• **Problem to solve**: Every line of the records must be repeated exactly; pictures stay out.

Rows from a dataset of charts and code
◇ ◇ ◇

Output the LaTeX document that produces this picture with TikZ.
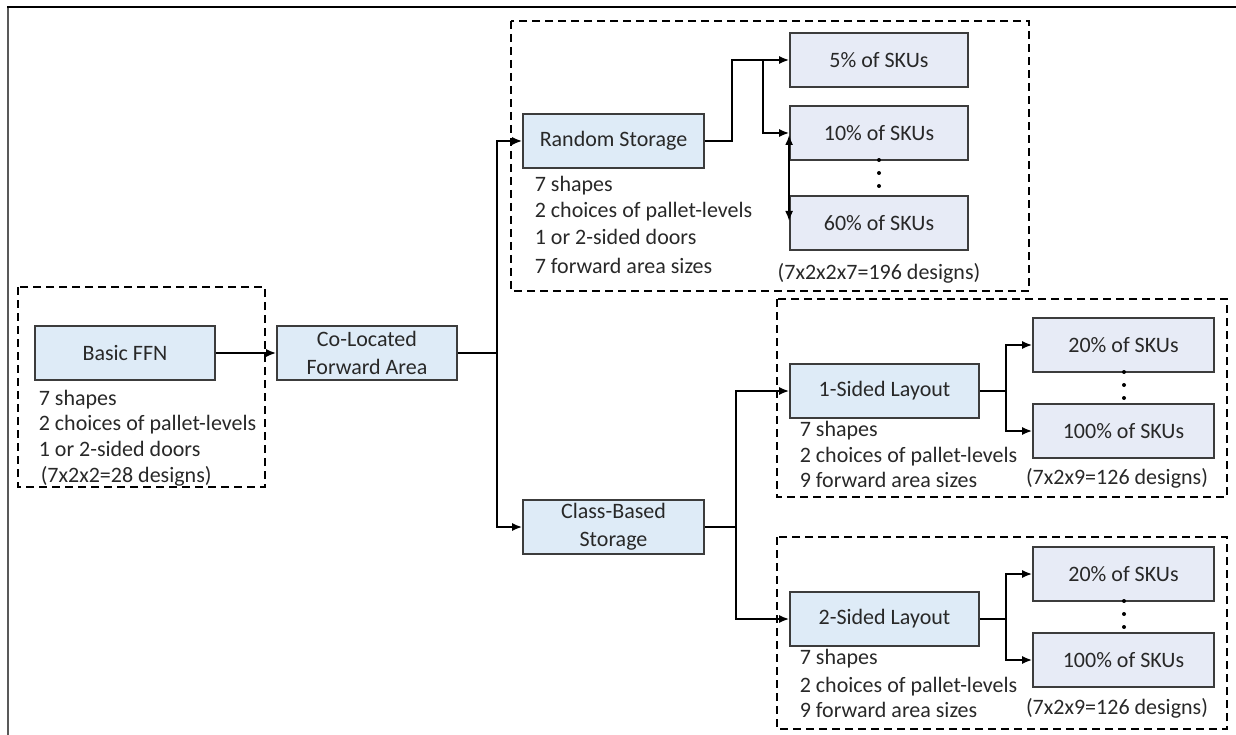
\documentclass[tikz,border=0pt]{standalone}
\usepackage{fontspec}
\setmainfont{Carlito}
\usetikzlibrary{arrows.meta}

\definecolor{boxfill}{RGB}{222,235,247}
\definecolor{pctfill}{RGB}{231,235,246}
\definecolor{boxline}{RGB}{60,60,60}
\definecolor{inktext}{RGB}{40,40,40}

\begin{document}
\begin{tikzpicture}[x=1pt, y=-1pt, line width=1.6pt, line join=miter,
  font=\fontsize{22}{28}\selectfont, text=inktext,
  blk/.style={draw=boxline, line width=1.8pt, fill=boxfill, minimum height=54, inner sep=0pt, align=center},
  pct/.style={blk, fill=pctfill, minimum width=178},
  note/.style={anchor=west, inner sep=0pt, text height=14, text depth=4},
  grp/.style={line width=1.3pt, dash pattern=on 8pt off 5pt},
  arr/.style={-{Latex[length=10pt,width=8pt]}}]

  %% ════ frame (top and left edges only) ════
  \draw[gray!70!black, line width=2pt] (8,735) -- (8,7);
  \draw[line width=1.8pt] (7,7) -- (1236,7);

  %% ════ dashed groups ════
  \draw[grp] (18,287) rectangle (265,487);
  \draw[grp] (511,21) rectangle (1029,291);
  \draw[grp] (777,299) rectangle (1227,497);
  \draw[grp] (777,537) rectangle (1227,729);

  %% ════ main boxes ════
  \node[blk, minimum width=180] (basic)  at (125,353)   {Basic FFN};
  \node[blk, minimum width=180] (coloc)  at (367,353)   {Co-Located\\Forward Area};
  \node[blk, minimum width=181] (random) at (613.5,141) {Random Storage};
  \node[blk, minimum width=181] (classb) at (613.5,527) {Class-Based\\Storage};
  \node[blk, minimum width=189] (one)    at (884.5,391) {1-Sided Layout};
  \node[blk, minimum width=189] (two)    at (884.5,619) {2-Sided Layout};

  %% ════ forward area sizes ════
  \node[pct] (r5)   at (879,60)  {5\% of SKUs};
  \node[pct] (r10)  at (879,133) {10\% of SKUs};
  \node[pct] (r60)  at (879,223) {60\% of SKUs};
  \node[pct, minimum width=181] (o20)  at (1123.5,345) {20\% of SKUs};
  \node[pct, minimum width=181] (o100) at (1123.5,431) {100\% of SKUs};
  \node[pct, minimum width=181] (t20)  at (1123.5,574) {20\% of SKUs};
  \node[pct, minimum width=181] (t100) at (1123.5,660) {100\% of SKUs};

  %% ════ vertical dots ════
  \fill (879,160) circle (2);    \fill (879,173) circle (2);    \fill (879,186) circle (2);
  \fill (1124,372) circle (2);   \fill (1124,385) circle (2);   \fill (1124,398) circle (2);
  \fill (1124,601) circle (2);   \fill (1124,614) circle (2);   \fill (1124,627) circle (2);

  %% ════ notes ════
  \node[note] (bn1) at (38,400) {7 shapes};
  \node[note] (bn2) at (38,425) {2 choices of pallet-levels};
  \node[note] (bn3) at (38,451) {1 or 2-sided doors};
  \node[note] (bn4) at (40,477) {(7x2x2=28 designs)};

  \node[note] (rn1) at (534,187) {7 shapes};
  \node[note] (rn2) at (534,213) {2 choices of pallet-levels};
  \node[note] (rn3) at (534,240) {1 or 2-sided doors};
  \node[note] (rn4) at (534,268) {7 forward area sizes};
  \node[anchor=center, inner sep=0pt] (rsum) at (879,273) {(7x2x2x7=196 designs)};

  \node[note] (on1) at (799,431) {7 shapes};
  \node[note] (on2) at (799,457) {2 choices of pallet-levels};
  \node[note] (on3) at (799,482) {9 forward area sizes};
  \node[anchor=center, inner sep=0pt] (osum) at (1117,478) {(7x2x9=126 designs)};

  \node[note] (tn1) at (799,659) {7 shapes};
  \node[note] (tn2) at (799,687) {2 choices of pallet-levels};
  \node[note] (tn3) at (799,712) {9 forward area sizes};
  \node[anchor=center, inner sep=0pt] (tsum) at (1117,708) {(7x2x9=126 designs)};

  %% ════ connectors ════
  \coordinate (j1) at (497,353);
  \coordinate (j2) at (732,141);
  \coordinate (j3) at (763,60);
  \coordinate (j4) at (736,527);
  \coordinate (j5) at (1006,391);
  \coordinate (j6) at (1006,619);

  \draw[arr] (basic) -- (coloc);
  \draw[arr] (coloc.east) -- (j1) |- (random.west);
  \draw[arr] (j1) |- (classb.west);

  \draw[arr] (random.east) -- (j2) |- (r5.west);
  \draw[arr] (j3) |- (r10.west);
  \draw[{Latex[length=10pt,width=8pt]}-{Latex[length=10pt,width=8pt]}] ([yshift=-2pt]r10.west) -- ([yshift=2pt]r60.west);

  \draw[arr] (classb.east) -- (j4) |- (one.west);
  \draw[arr] (j4) |- (two.west);

  \draw[arr] (one.east) -- (j5) |- (o20.west);
  \draw[arr] (j5) |- (o100.west);
  \draw[arr] (two.east) -- (j6) |- (t20.west);
  \draw[arr] (j6) |- (t100.west);

  \pgfresetboundingbox
  \path[use as bounding box] (0,0) rectangle (1236,735);
\end{tikzpicture}
\end{document}
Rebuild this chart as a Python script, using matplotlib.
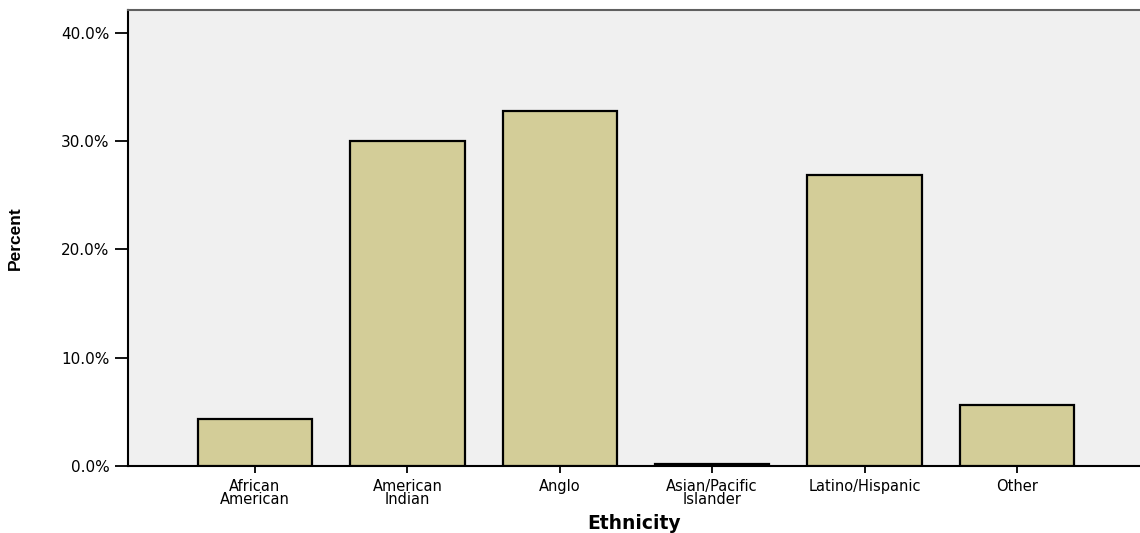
"""
Bar chart of percent by ethnicity
"""

import matplotlib
matplotlib.use("Agg")
import matplotlib.pyplot as plt
from matplotlib.ticker import FuncFormatter

categories = ["African\nAmerican", "American\nIndian", "Anglo",
              "Asian/Pacific\nIslander", "Latino/Hispanic", "Other"]
percents = [4.3, 30.0, 32.8, 0.2, 26.9, 5.6]
yticks = [0, 10, 20, 30, 40]

plt.rcParams['font.family'] = ['DejaVu Sans']

fig = plt.figure(figsize=(11.4, 5.33), dpi=100)
ax = fig.add_axes([0.1123, 0.1257, 0.8877, 0.8555])
ax.set_facecolor('#f0f0f0')

x = range(len(categories))
ax.bar(x, percents, width=0.75, color='#d3cd98', edgecolor='black',
       linewidth=1.6, zorder=3)

ax.set_xlim(-0.833, 5.807)
ax.set_ylim(0, 42.1)
ax.set_yticks(yticks)
ax.yaxis.set_major_formatter(FuncFormatter(lambda v, p: f"{v:.1f}%"))
ax.set_xticks(list(x))
ax.set_xticklabels(categories, fontsize=10.5, linespacing=0.9)

ax.tick_params(axis='y', length=9.5, width=1.3, labelsize=11, pad=4)
ax.tick_params(axis='x', length=5, width=1.3, pad=4)

for side in ['left', 'bottom']:
    ax.spines[side].set_color('black')
    ax.spines[side].set_linewidth(1.5)
ax.spines['top'].set_color('#606060')
ax.spines['top'].set_linewidth(1.5)
ax.spines['right'].set_visible(False)

ax.set_xlabel("Ethnicity", fontsize=13.5, fontweight='bold', labelpad=4.5)
ax.set_ylabel("Percent", fontsize=12.5, fontweight='bold',
              family=['Liberation Sans'])
ax.yaxis.set_label_coords(-0.1038, 0.5)

plt.savefig("out.png", dpi=100)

◇ ◇ ◇

• **Exercise solution**:
Output the LaTeX document that produces this picture with TikZ.
\documentclass[tikz,border=0pt]{standalone}
\usepackage{fontspec}
\setmainfont{Carlito}
\usetikzlibrary{arrows.meta}

\definecolor{boxfill}{RGB}{222,235,247}
\definecolor{pctfill}{RGB}{231,235,246}
\definecolor{boxline}{RGB}{60,60,60}
\definecolor{inktext}{RGB}{40,40,40}

\begin{document}
\begin{tikzpicture}[x=1pt, y=-1pt, line width=1.6pt, line join=miter,
  font=\fontsize{22}{28}\selectfont, text=inktext,
  blk/.style={draw=boxline, line width=1.8pt, fill=boxfill, minimum height=54, inner sep=0pt, align=center},
  pct/.style={blk, fill=pctfill, minimum width=178},
  note/.style={anchor=west, inner sep=0pt, text height=14, text depth=4},
  grp/.style={line width=1.3pt, dash pattern=on 8pt off 5pt},
  arr/.style={-{Latex[length=10pt,width=8pt]}}]

  %% ════ frame (top and left edges only) ════
  \draw[gray!70!black, line width=2pt] (8,735) -- (8,7);
  \draw[line width=1.8pt] (7,7) -- (1236,7);

  %% ════ dashed groups ════
  \draw[grp] (18,287) rectangle (265,487);
  \draw[grp] (511,21) rectangle (1029,291);
  \draw[grp] (777,299) rectangle (1227,497);
  \draw[grp] (777,537) rectangle (1227,729);

  %% ════ main boxes ════
  \node[blk, minimum width=180] (basic)  at (125,353)   {Basic FFN};
  \node[blk, minimum width=180] (coloc)  at (367,353)   {Co-Located\\Forward Area};
  \node[blk, minimum width=181] (random) at (613.5,141) {Random Storage};
  \node[blk, minimum width=181] (classb) at (613.5,527) {Class-Based\\Storage};
  \node[blk, minimum width=189] (one)    at (884.5,391) {1-Sided Layout};
  \node[blk, minimum width=189] (two)    at (884.5,619) {2-Sided Layout};

  %% ════ forward area sizes ════
  \node[pct] (r5)   at (879,60)  {5\% of SKUs};
  \node[pct] (r10)  at (879,133) {10\% of SKUs};
  \node[pct] (r60)  at (879,223) {60\% of SKUs};
  \node[pct, minimum width=181] (o20)  at (1123.5,345) {20\% of SKUs};
  \node[pct, minimum width=181] (o100) at (1123.5,431) {100\% of SKUs};
  \node[pct, minimum width=181] (t20)  at (1123.5,574) {20\% of SKUs};
  \node[pct, minimum width=181] (t100) at (1123.5,660) {100\% of SKUs};

  %% ════ vertical dots ════
  \fill (879,160) circle (2);    \fill (879,173) circle (2);    \fill (879,186) circle (2);
  \fill (1124,372) circle (2);   \fill (1124,385) circle (2);   \fill (1124,398) circle (2);
  \fill (1124,601) circle (2);   \fill (1124,614) circle (2);   \fill (1124,627) circle (2);

  %% ════ notes ════
  \node[note] (bn1) at (38,400) {7 shapes};
  \node[note] (bn2) at (38,425) {2 choices of pallet-levels};
  \node[note] (bn3) at (38,451) {1 or 2-sided doors};
  \node[note] (bn4) at (40,477) {(7x2x2=28 designs)};

  \node[note] (rn1) at (534,187) {7 shapes};
  \node[note] (rn2) at (534,213) {2 choices of pallet-levels};
  \node[note] (rn3) at (534,240) {1 or 2-sided doors};
  \node[note] (rn4) at (534,268) {7 forward area sizes};
  \node[anchor=center, inner sep=0pt] (rsum) at (879,273) {(7x2x2x7=196 designs)};

  \node[note] (on1) at (799,431) {7 shapes};
  \node[note] (on2) at (799,457) {2 choices of pallet-levels};
  \node[note] (on3) at (799,482) {9 forward area sizes};
  \node[anchor=center, inner sep=0pt] (osum) at (1117,478) {(7x2x9=126 designs)};

  \node[note] (tn1) at (799,659) {7 shapes};
  \node[note] (tn2) at (799,687) {2 choices of pallet-levels};
  \node[note] (tn3) at (799,712) {9 forward area sizes};
  \node[anchor=center, inner sep=0pt] (tsum) at (1117,708) {(7x2x9=126 designs)};

  %% ════ connectors ════
  \coordinate (j1) at (497,353);
  \coordinate (j2) at (732,141);
  \coordinate (j3) at (763,60);
  \coordinate (j4) at (736,527);
  \coordinate (j5) at (1006,391);
  \coordinate (j6) at (1006,619);

  \draw[arr] (basic) -- (coloc);
  \draw[arr] (coloc.east) -- (j1) |- (random.west);
  \draw[arr] (j1) |- (classb.west);

  \draw[arr] (random.east) -- (j2) |- (r5.west);
  \draw[arr] (j3) |- (r10.west);
  \draw[{Latex[length=10pt,width=8pt]}-{Latex[length=10pt,width=8pt]}] ([yshift=-2pt]r10.west) -- ([yshift=2pt]r60.west);

  \draw[arr] (classb.east) -- (j4) |- (one.west);
  \draw[arr] (j4) |- (two.west);

  \draw[arr] (one.east) -- (j5) |- (o20.west);
  \draw[arr] (j5) |- (o100.west);
  \draw[arr] (two.east) -- (j6) |- (t20.west);
  \draw[arr] (j6) |- (t100.west);

  \pgfresetboundingbox
  \path[use as bounding box] (0,0) rectangle (1236,735);
\end{tikzpicture}
\end{document}
Rebuild this chart as a Python script, using matplotlib.
"""
Bar chart of percent by ethnicity
"""

import matplotlib
matplotlib.use("Agg")
import matplotlib.pyplot as plt
from matplotlib.ticker import FuncFormatter

categories = ["African\nAmerican", "American\nIndian", "Anglo",
              "Asian/Pacific\nIslander", "Latino/Hispanic", "Other"]
percents = [4.3, 30.0, 32.8, 0.2, 26.9, 5.6]
yticks = [0, 10, 20, 30, 40]

plt.rcParams['font.family'] = ['DejaVu Sans']

fig = plt.figure(figsize=(11.4, 5.33), dpi=100)
ax = fig.add_axes([0.1123, 0.1257, 0.8877, 0.8555])
ax.set_facecolor('#f0f0f0')

x = range(len(categories))
ax.bar(x, percents, width=0.75, color='#d3cd98', edgecolor='black',
       linewidth=1.6, zorder=3)

ax.set_xlim(-0.833, 5.807)
ax.set_ylim(0, 42.1)
ax.set_yticks(yticks)
ax.yaxis.set_major_formatter(FuncFormatter(lambda v, p: f"{v:.1f}%"))
ax.set_xticks(list(x))
ax.set_xticklabels(categories, fontsize=10.5, linespacing=0.9)

ax.tick_params(axis='y', length=9.5, width=1.3, labelsize=11, pad=4)
ax.tick_params(axis='x', length=5, width=1.3, pad=4)

for side in ['left', 'bottom']:
    ax.spines[side].set_color('black')
    ax.spines[side].set_linewidth(1.5)
ax.spines['top'].set_color('#606060')
ax.spines['top'].set_linewidth(1.5)
ax.spines['right'].set_visible(False)

ax.set_xlabel("Ethnicity", fontsize=13.5, fontweight='bold', labelpad=4.5)
ax.set_ylabel("Percent", fontsize=12.5, fontweight='bold',
              family=['Liberation Sans'])
ax.yaxis.set_label_coords(-0.1038, 0.5)

plt.savefig("out.png", dpi=100)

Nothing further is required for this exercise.